Thursday, December 18, 2025
Presence of Joy
By Melissa Harris
Life goes on pretty much how it does: days with good moments and trying moments; days with okay events where some people complain and whine and others celebrate and sing; days that blur from one inconsequential minute into other forgotten happenings.
Recently I got to break up the string of days with a trip to the Native American Christian Academy (NACA) in Sun Valley, Arizona. We arrived on the campus at an evening hour when the teaching staff and campus hosts were just catching their collective breath from the previous evening’s festivities of laser tag games, food, and family fun. The NACA students, ranging in ages from 5-17, went home for the Halloween weekend, so we missed meeting each of them personally, but we encountered the place where many prefer as their home, where life is safe and predictable with scheduled meals, running water, electricity, and supportive adults who teach life skills and academic foundations.
We arrived ready to bless the people who stepped into the NACA mission field in whatever way we could. The campus itself consists of 30 buildings arranged around a central courtyard. Each building has its own mission in campus life, serving as a chapel, dorm, classroom, toolshed, gym, staff living quarters, or art studio. In just about two years’ time, the Herndons have begun the transformational work of rejuvenating a place on the verge of collapse.
This is where our team stepped in. We picked up buckets, ladders, scrapers, rollers, and paintbrushes to repair the deteriorating exterior of a main classroom building. We were a small team of five. We were just another group arriving at NACA to make just a little more progress toward realizing the vision of the greater NACA plan. What was business as usual for the NACA staff and resident volunteers was an opportunity for our Cortez team to share. We shared struggles and delights as we scraped away old paint from the weathered fascia and soffit while standing on shaky, bouncy ladders in desert glare. We glopped on Timberwolf Gray paint from eaves to side walls and smeared Mountain Moss green along window trims and borders.
Hours and hours of transforming forgotten and decaying exterior into freshly renewed surfaces seemed imbibed with purpose. Maybe it could be compared to a kind of baptism for the classrooms, ready to be filled with the Spirit brought with students and teachers? The ensuing, labor-intensive, brush-cleaning routine gave us each pause to reflect on our work. Perhaps the cleaning of brushes and rollers with special cleaning implements, torrents of water, and perpetual patience practiced by painters could be likened to the life of a believer, continuously experiencing transforming graces of sanctification?
Maybe. Perhaps.
We left NACA with a sense of pride for completing more than anyone expected, but also with a sense of wanting to fully complete the tasks we started. After our two short days, we did not finish painting the apex, top trims, or soffit of the prominent north side of the classroom building. But we did show up and contribute, doing our part in our allotted time.

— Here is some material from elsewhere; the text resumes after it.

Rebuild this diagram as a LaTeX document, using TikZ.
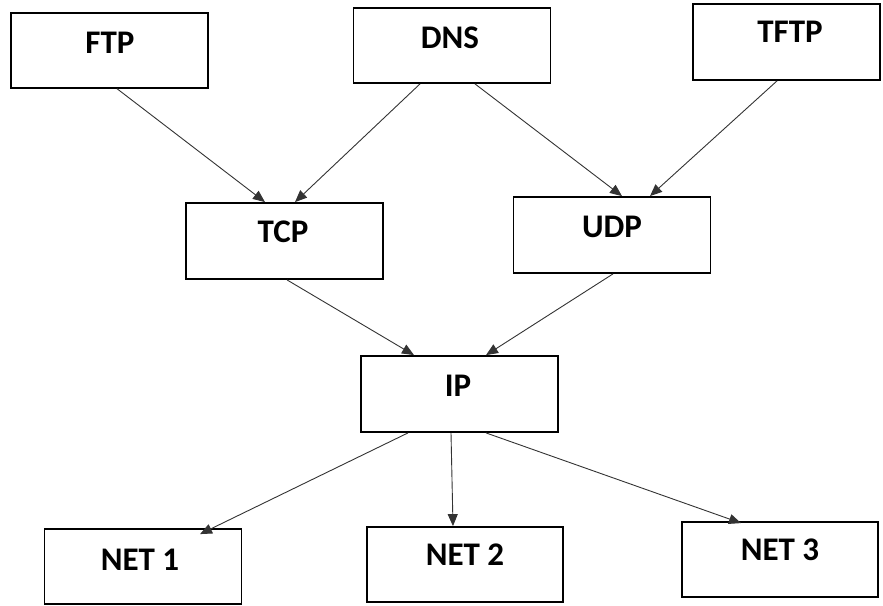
\documentclass[tikz,border=0pt]{standalone}
\usepackage{fontspec}
\setmainfont{Carlito}
\usetikzlibrary{arrows.meta}
\begin{document}
\begin{tikzpicture}[x=1pt,y=-1pt,
  box/.style={draw=black,line width=1.8pt,fill=white,inner sep=0pt,
    minimum width=197pt,minimum height=75pt},
  lbl/.style={font=\fontsize{33}{38}\selectfont\bfseries,inner sep=0pt},
  arr/.style={draw=black!80,line width=0.9pt,
    -{Triangle[length=12pt,width=10pt]}}]
\useasboundingbox (0,0) rectangle (883,605);
% boxes
\node[box] (ftp)  at (109.3,50.3) {};
\node[box] (dns)  at (452,45.5) {};
\node[box,minimum width=187pt,minimum height=76pt] (tftp) at (786.5,42) {};
\node[box,minimum height=76pt] (tcp)  at (284.5,241) {};
\node[box,minimum height=76pt] (udp)  at (612,235) {};
\node[box,minimum height=76pt] (ip)   at (459.5,394) {};
\node[box] (net1) at (143,566.5) {};
\node[box,minimum width=196pt] (net2) at (465,564.5) {};
\node[box,minimum width=196pt] (net3) at (780,559.5) {};
% labels
\node[lbl] (ftp-l)  at (110,43) {FTP};
\node[lbl] (dns-l)  at (450,38) {DNS};
\node[lbl] (tftp-l) at (790,32) {TFTP};
\node[lbl] (tcp-l)  at (283,232) {TCP};
\node[lbl] (udp-l)  at (612,227) {UDP};
\node[lbl] (ip-l)   at (458,386) {IP};
\node[lbl] (net1-l) at (140,560) {NET 1};
\node[lbl] (net2-l) at (465,555) {NET 2};
\node[lbl] (net3-l) at (780,550) {NET 3};
% connectors
\draw[arr] ([xshift=7.7pt]ftp.south) -- ([xshift=-19.5pt]tcp.north);
\draw[arr] ([xshift=-32pt]dns.south) -- ([xshift=10.5pt]tcp.north);
\draw[arr] ([xshift=23pt]dns.south) -- ([xshift=10pt]udp.north);
\draw[arr] ([xshift=-9.5pt]tftp.south) -- ([xshift=38pt]udp.north);
\draw[arr] ([xshift=2.5pt]tcp.south) -- ([xshift=-45.5pt]ip.north);
\draw[arr] ([xshift=1pt]udp.south) -- ([xshift=26.5pt]ip.north);
\draw[arr] ([xshift=-51.5pt]ip.south) -- ([xshift=57pt,yshift=-6pt]net1.north);
\draw[arr] ([xshift=-8.5pt]ip.south) -- ([xshift=-12pt]net2.north);
\draw[arr] ([xshift=26.5pt]ip.south) -- ([xshift=-39pt,yshift=-2pt]net3.north);
\end{tikzpicture}
\end{document}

In our allotted time, I felt such a gladness awakening that only then did I realize what our work was really about. We were not doing anything very extraordinary. Yet the extraordinary was there with people who know Christ, who sing songs of praise in all circumstances, who have been restored to God’s family, who rejoice in Kingdom work no matter how uncomfortable or inconvenient or seemingly unimportant it is. It is a blessing that can only be described as joy.
Our experience was pure joy.
This is the joy we believers know and experience when we are happy to do what we are being called to do and can share in the Spirit’s fruit with every step up and down a ladder or every comb through a paint-sodden brush. There is joy in the camaraderie. With one another and with Jesus.

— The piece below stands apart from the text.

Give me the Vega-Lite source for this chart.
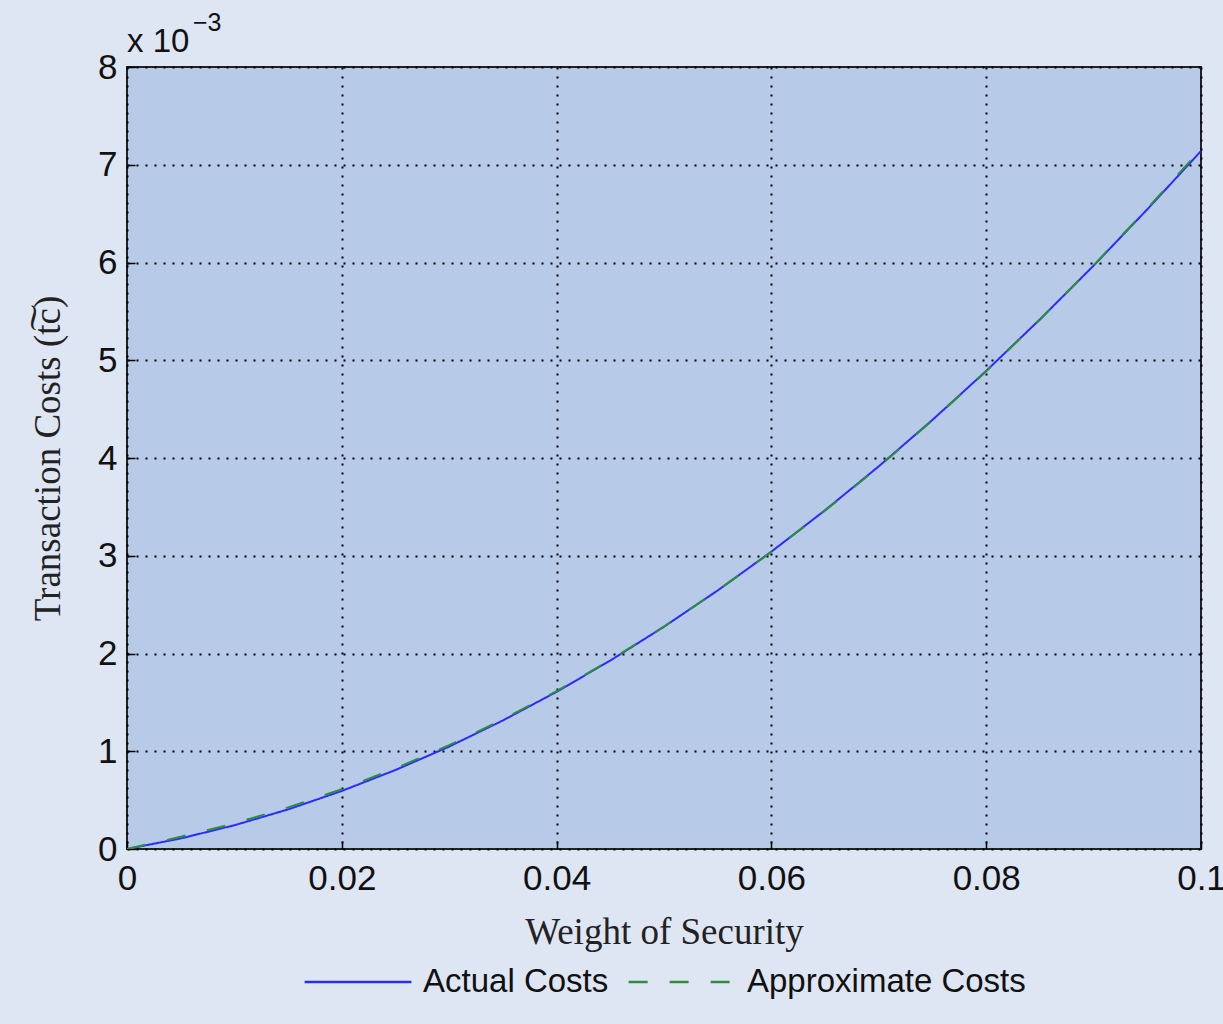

There is such joy to behold and share. It is easy to forget how much we are given and have to give to others in our regular workplaces and routine interactions with our usual people. But some days there are experiences where we focus on how grateful we are for safety, or how wondrous transformation can be, or how divine presence shows up in acts of patience. Sometimes His kingdom feels near. Every day has its moments and possibilities when we love one another and abide in presence of joy.